------ Data block ------

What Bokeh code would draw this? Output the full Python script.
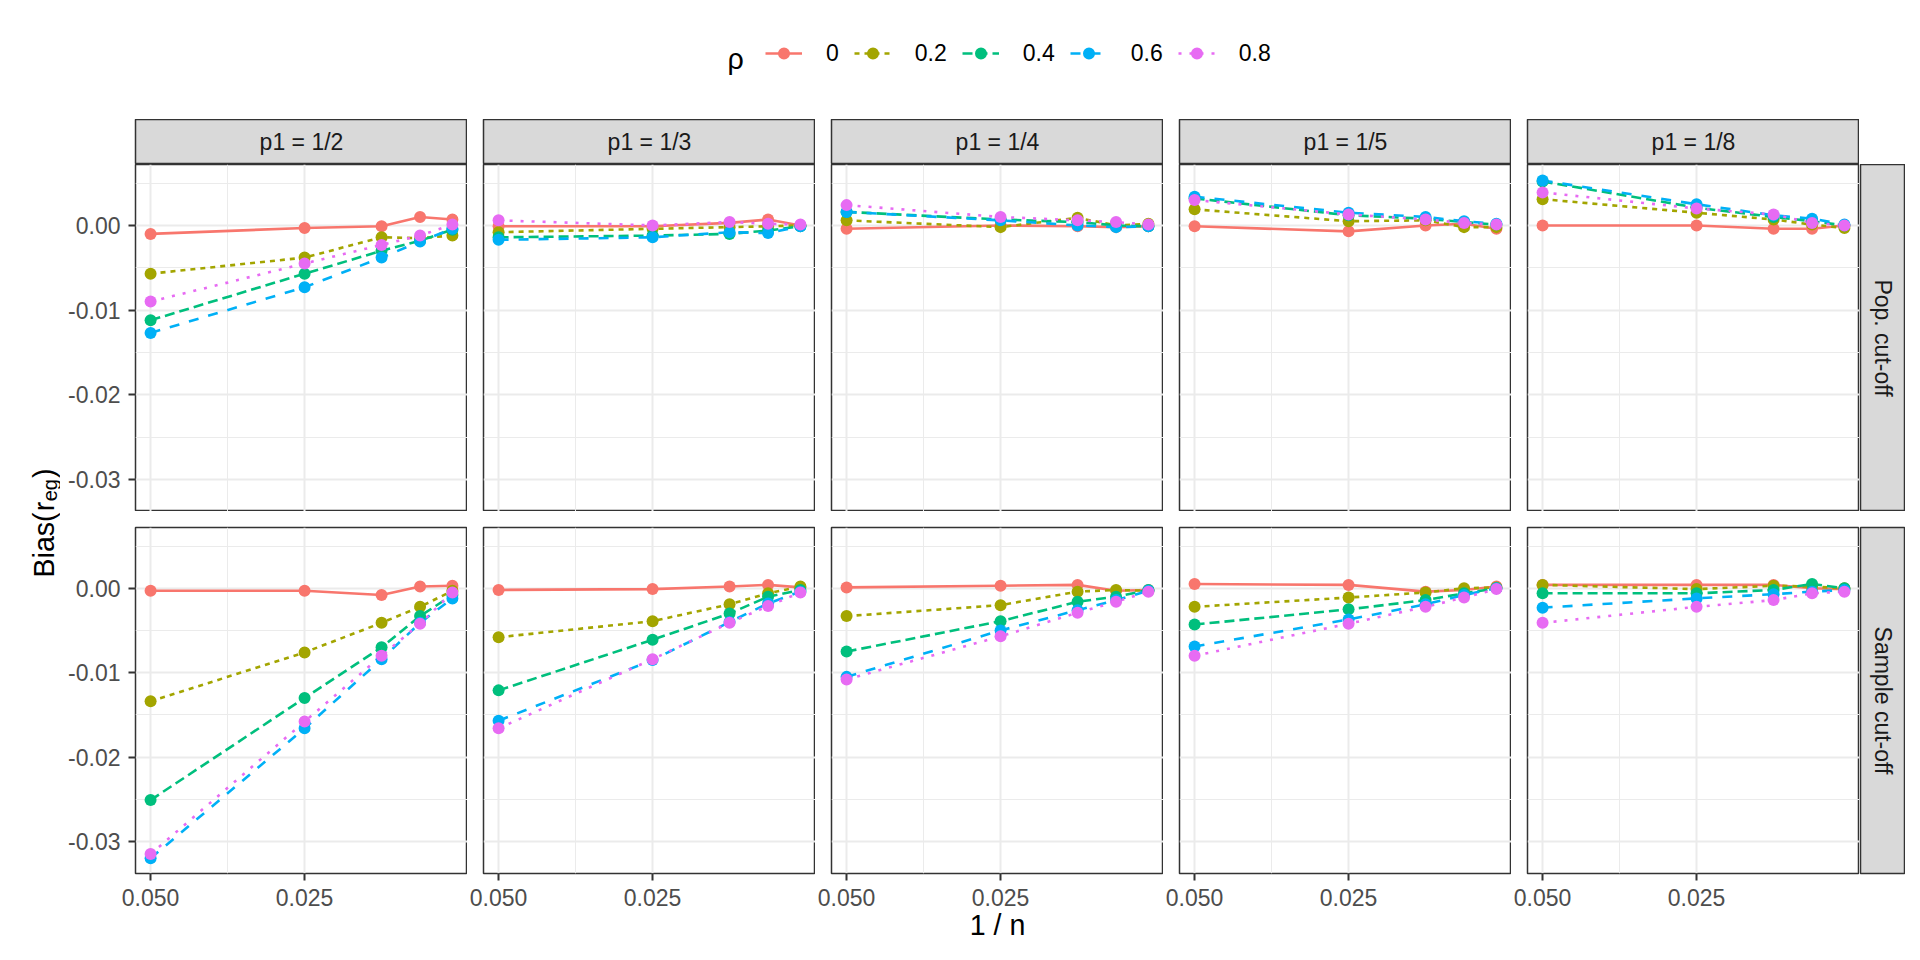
import numpy as np
from bokeh.plotting import figure
from bokeh.models import Range1d, FixedTicker, NumeralTickFormatter, Legend, LegendItem, Spacer
from bokeh.layouts import row, column
from bokeh.embed import file_html
from bokeh.resources import INLINE
from bokeh.core.properties import value

# ---------------- data ----------------
inv_n = [0.05, 0.025, 0.0125, 0.00625, 0.001]          # 1/n for n = 20, 40, 80, 160, 1000
rho_levels = ["0", "0.2", "0.4", "0.6", "0.8"]
p1_labels = ["p1 = 1/2", "p1 = 1/3", "p1 = 1/4", "p1 = 1/5", "p1 = 1/8"]
cutoff_labels = ["Pop. cut-off", "Sample cut-off"]
x_major = [0.05, 0.025]
x_minor = [0.0375]
y_major = [0.0, -0.01, -0.02, -0.03]
y_minor = [0.005, -0.005, -0.015, -0.025]

# rows: rho = 0, 0.2, 0.4, 0.6, 0.8 ; columns: inv_n
pop_p1_2 = [[-0.0010, -0.0003, -0.0001, 0.0010, 0.0007],
            [-0.0057, -0.0038, -0.0014, -0.0015, -0.0012],
            [-0.0112, -0.0057, -0.0030, -0.0018, -0.0005],
            [-0.0127, -0.0073, -0.0038, -0.0019, -0.0004],
            [-0.0090, -0.0045, -0.0023, -0.0012, 0.0001]]
pop_p1_3 = [[-0.0001, -0.0001, 0.0003, 0.0007, 0.0000],
            [-0.0008, -0.0004, -0.0002, -0.0001, 0.0000],
            [-0.0014, -0.0012, -0.0010, -0.0006, -0.0001],
            [-0.0017, -0.0014, -0.0008, -0.0009, -0.0001],
            [0.0006, 0.0000, 0.0004, 0.0002, 0.0001]]
pop_p1_4 = [[-0.0004, 0.0000, -0.0001, -0.0002, -0.0001],
            [0.0006, -0.0002, 0.0009, 0.0000, 0.0002],
            [0.0016, 0.0007, 0.0004, 0.0000, -0.0001],
            [0.0016, 0.0006, 0.0000, -0.0002, -0.0001],
            [0.0024, 0.0010, 0.0006, 0.0004, 0.0001]]
pop_p1_5 = [[-0.0001, -0.0007, 0.0000, 0.0002, -0.0004],
            [0.0019, 0.0005, 0.0006, -0.0002, -0.0002],
            [0.0032, 0.0012, 0.0008, 0.0004, 0.0001],
            [0.0034, 0.0015, 0.0010, 0.0005, 0.0002],
            [0.0030, 0.0013, 0.0007, 0.0003, 0.0001]]
pop_p1_8 = [[0.0000, 0.0000, -0.0004, -0.0004, 0.0000],
            [0.0031, 0.0015, 0.0007, 0.0001, -0.0003],
            [0.0052, 0.0021, 0.0010, 0.0005, 0.0000],
            [0.0053, 0.0025, 0.0012, 0.0008, 0.0001],
            [0.0039, 0.0020, 0.0013, 0.0003, 0.0000]]
smp_p1_2 = [[-0.0003, -0.0003, -0.0008, 0.0002, 0.0003],
            [-0.0134, -0.0076, -0.0041, -0.0022, -0.0003],
            [-0.0251, -0.0130, -0.0070, -0.0033, -0.0008],
            [-0.0320, -0.0166, -0.0084, -0.0041, -0.0012],
            [-0.0315, -0.0158, -0.0080, -0.0042, -0.0005]]
smp_p1_3 = [[-0.0002, -0.0001, 0.0002, 0.0004, 0.0001],
            [-0.0058, -0.0039, -0.0019, -0.0006, 0.0002],
            [-0.0121, -0.0061, -0.0030, -0.0010, -0.0002],
            [-0.0157, -0.0085, -0.0040, -0.0018, -0.0004],
            [-0.0166, -0.0084, -0.0041, -0.0021, -0.0005]]
smp_p1_4 = [[0.0001, 0.0003, 0.0004, -0.0003, -0.0002],
            [-0.0033, -0.0020, -0.0004, -0.0002, -0.0003],
            [-0.0075, -0.0039, -0.0016, -0.0010, -0.0002],
            [-0.0105, -0.0050, -0.0026, -0.0014, -0.0003],
            [-0.0108, -0.0057, -0.0029, -0.0016, -0.0004]]
smp_p1_5 = [[0.0005, 0.0004, -0.0004, -0.0002, 0.0002],
            [-0.0022, -0.0011, -0.0005, 0.0000, 0.0001],
            [-0.0043, -0.0025, -0.0014, -0.0006, 0.0000],
            [-0.0069, -0.0037, -0.0019, -0.0008, 0.0000],
            [-0.0080, -0.0042, -0.0022, -0.0011, -0.0001]]
smp_p1_8 = [[0.0004, 0.0004, 0.0004, 0.0000, -0.0001],
            [0.0004, -0.0001, 0.0003, 0.0002, 0.0000],
            [-0.0006, -0.0006, -0.0002, 0.0005, 0.0000],
            [-0.0023, -0.0012, -0.0007, -0.0004, -0.0002],
            [-0.0041, -0.0022, -0.0014, -0.0006, -0.0004]]

panels = [[pop_p1_2, pop_p1_3, pop_p1_4, pop_p1_5, pop_p1_8],
          [smp_p1_2, smp_p1_3, smp_p1_4, smp_p1_5, smp_p1_8]]

# ---------------- style ----------------
FONT = "Liberation Sans"
colors = ["#F8766D", "#A3A500", "#00BF7D", "#00B0F6", "#E76BF3"]
dashes = ["solid", "5 5", "10 5", "10 10", "3 8"]
LW = 2.6
PT = 12
X_RANGE = (0.05245, -0.00145)
Y_RANGE = (-0.0338, 0.0072)
BORDER = "#333333"
GRID = "#EBEBEB"
STRIP_FILL = "#D9D9D9"

LEFT_BORDER = 75
GAP = 16
FRAME_W = 332
ROW1_H = 347
ROW2_FRAME_H = 346
BOTTOM_AXIS = 80
STRIP_H = 45
RSTRIP_W = 45
YLAB_W = 60
LEG_H = 119


def blank(width, height, left=0, top=0, bottom=0, right=0, xr=(0, 1), yr=(0, 1)):
    p = figure(width=width, height=height, x_range=Range1d(*xr), y_range=Range1d(*yr),
               output_backend="svg", toolbar_location=None, title=None,
               x_axis_location=None, y_axis_location=None,
               min_border_left=left, min_border_right=right,
               min_border_top=top, min_border_bottom=bottom)
    p.grid.visible = False
    p.outline_line_color = None
    return p


def style_axis(ax):
    ax.axis_line_color = None
    ax.major_tick_line_color = BORDER
    ax.major_tick_line_width = 2
    ax.major_tick_out = 7
    ax.major_tick_in = 0
    ax.minor_tick_line_color = None
    ax.major_label_text_font = FONT
    ax.major_label_text_font_size = "23px"
    ax.major_label_text_color = "#4D4D4D"


def make_panel(series, r, c):
    left = c == 0
    bottom = r == 1
    w = (LEFT_BORDER if left else GAP) + FRAME_W
    h = ROW1_H if r == 0 else GAP + ROW2_FRAME_H + BOTTOM_AXIS
    p = figure(width=w, height=h, x_range=Range1d(*X_RANGE), y_range=Range1d(*Y_RANGE),
               output_backend="svg", toolbar_location=None, title=None,
               x_axis_location="below" if bottom else None,
               y_axis_location="left" if left else None,
               min_border_left=LEFT_BORDER if left else GAP, min_border_right=0,
               min_border_top=0 if r == 0 else GAP,
               min_border_bottom=BOTTOM_AXIS if bottom else 0)
    p.xgrid.ticker = FixedTicker(ticks=x_major, minor_ticks=x_minor)
    p.ygrid.ticker = FixedTicker(ticks=y_major, minor_ticks=y_minor)
    p.grid.grid_line_color = GRID
    p.grid.grid_line_width = 2
    p.grid.minor_grid_line_color = GRID
    p.grid.minor_grid_line_width = 1
    p.outline_line_color = BORDER
    p.outline_line_width = 1.5
    p.background_fill_color = "white"
    p.border_fill_color = "white"
    if bottom:
        p.xaxis.ticker = FixedTicker(ticks=x_major, minor_ticks=[])
        p.xaxis.formatter = NumeralTickFormatter(format="0.000")
        style_axis(p.xaxis[0])
        p.xaxis.major_label_standoff = 8
        if c == 2:
            p.xaxis.axis_label = "1 / n"
            p.xaxis.axis_label_text_font = FONT
            p.xaxis.axis_label_text_font_size = "28.6px"
            p.xaxis.axis_label_text_font_style = "normal"
            p.xaxis.axis_label_text_color = "black"
            p.xaxis.axis_label_standoff = 0
    if left:
        p.yaxis.ticker = FixedTicker(ticks=y_major, minor_ticks=[])
        p.yaxis.formatter = NumeralTickFormatter(format="0.00")
        style_axis(p.yaxis[0])
        p.yaxis.major_label_standoff = 8
    for i, ys in enumerate(series):
        p.line(inv_n, ys, line_color=colors[i], line_width=LW, line_dash=dashes[i])
    for i, ys in enumerate(series):
        p.scatter(inv_n, ys, size=PT, marker="circle", fill_color=colors[i],
                  line_color=colors[i], line_width=0)
    return p


def top_strip(label, c):
    left = LEFT_BORDER if c == 0 else GAP
    p = blank(left + FRAME_W, STRIP_H, left=left)
    p.background_fill_color = STRIP_FILL
    p.outline_line_color = BORDER
    p.outline_line_width = 1.5
    p.text(x=[0.5], y=[0.5], text=[label], text_align="center", text_baseline="middle",
           text_font=value(FONT), text_font_size=value("23px"), text_color="#1A1A1A")
    return p


def right_strip(label, r):
    if r == 0:
        p = blank(1 + RSTRIP_W, ROW1_H, left=1)
    else:
        p = blank(1 + RSTRIP_W, GAP + ROW2_FRAME_H + BOTTOM_AXIS, left=1, top=GAP, bottom=BOTTOM_AXIS)
    p.background_fill_color = STRIP_FILL
    p.outline_line_color = BORDER
    p.outline_line_width = 1.5
    p.text(x=[0.5], y=[0.5], text=[label], text_align="center", text_baseline="middle",
           angle=-np.pi / 2, text_font=value(FONT), text_font_size=value("23px"),
           text_color="#1A1A1A")
    return p


GRID_W = LEFT_BORDER + FRAME_W + 4 * (GAP + FRAME_W) + 1 + RSTRIP_W
TOTAL_W = YLAB_W + GRID_W

# ---------------- legend ----------------
leg = blank(TOTAL_W, LEG_H, xr=(0, TOTAL_W), yr=(LEG_H, 0))   # y measured from the top
items = []
for i, lab in enumerate(rho_levels):
    lr = leg.line(x=[np.nan], y=[np.nan], line_color=colors[i], line_width=LW, line_dash=dashes[i])
    sr = leg.scatter(x=[np.nan], y=[np.nan], size=PT, marker="circle", fill_color=colors[i],
                     line_color=colors[i], line_width=0)
    items.append(LegendItem(label=lab, renderers=[lr, sr]))
legend = Legend(items=items, orientation="horizontal", location=(765, 51),
                glyph_width=37, glyph_height=30, label_height=30, label_width=0,
                label_standoff=24, spacing=15, padding=0, margin=0,
                border_line_color=None, background_fill_alpha=0,
                label_text_font=FONT, label_text_font_size="23px", label_text_color="black")
leg.add_layout(legend)
leg.text(x=[727], y=[58], text=["ρ"], text_align="left", text_baseline="alphabetic",
         text_font=value(FONT), text_font_size=value("28.6px"), text_color="black")

# ---------------- grid of panels ----------------
strip_row = row([top_strip(p1_labels[c], c) for c in range(5)] + [Spacer(width=1 + RSTRIP_W, height=STRIP_H)])
row1 = row([make_panel(panels[0][c], 0, c) for c in range(5)] + [right_strip(cutoff_labels[0], 0)])
row2 = row([make_panel(panels[1][c], 1, c) for c in range(5)] + [right_strip(cutoff_labels[1], 1)])

BODY_H = STRIP_H + ROW1_H + GAP + ROW2_FRAME_H + BOTTOM_AXIS
ylab = blank(YLAB_W, BODY_H, xr=(0, YLAB_W), yr=(BODY_H, 0))   # y measured from the top
y0 = 458
main_fs = 28.6
sub_fs = 20.0
w_bias = 2.278 * main_fs
w_r = 0.333 * main_fs
w_eg = 1.112 * sub_fs
ylab.text(x=[43], y=[y0], text=["Bias("], angle=np.pi / 2, text_align="left",
          text_baseline="alphabetic", text_font=value(FONT),
          text_font_size=value(f"{main_fs}px"), text_color="black")
ylab.text(x=[43], y=[y0 - w_bias - 1], text=["r"], angle=np.pi / 2, text_align="left",
          text_baseline="alphabetic", text_font=value(FONT),
          text_font_size=value(f"{main_fs}px"), text_color="black")
ylab.text(x=[49], y=[y0 - w_bias - w_r - 1.5], text=["eg"], angle=np.pi / 2, text_align="left",
          text_baseline="alphabetic", text_font=value(FONT),
          text_font_size=value(f"{sub_fs}px"), text_color="black")
ylab.text(x=[43], y=[y0 - w_bias - w_r - w_eg - 2.5], text=[")"], angle=np.pi / 2,
          text_align="left", text_baseline="alphabetic", text_font=value(FONT),
          text_font_size=value(f"{main_fs}px"), text_color="black")

body = row(ylab, column(strip_row, row1, row2))
layout = column(leg, body)

open("out.html", "w").write(file_html(layout, INLINE))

------

(Directive):
Each line from the top of the material through the line containing "from bokeh.core.properties import value" should be reproduced exactly; please drop any images.

(Solution to this problem):
What Bokeh code would draw this? Output the full Python script.
import numpy as np
from bokeh.plotting import figure
from bokeh.models import Range1d, FixedTicker, NumeralTickFormatter, Legend, LegendItem, Spacer
from bokeh.layouts import row, column
from bokeh.embed import file_html
from bokeh.resources import INLINE
from bokeh.core.properties import value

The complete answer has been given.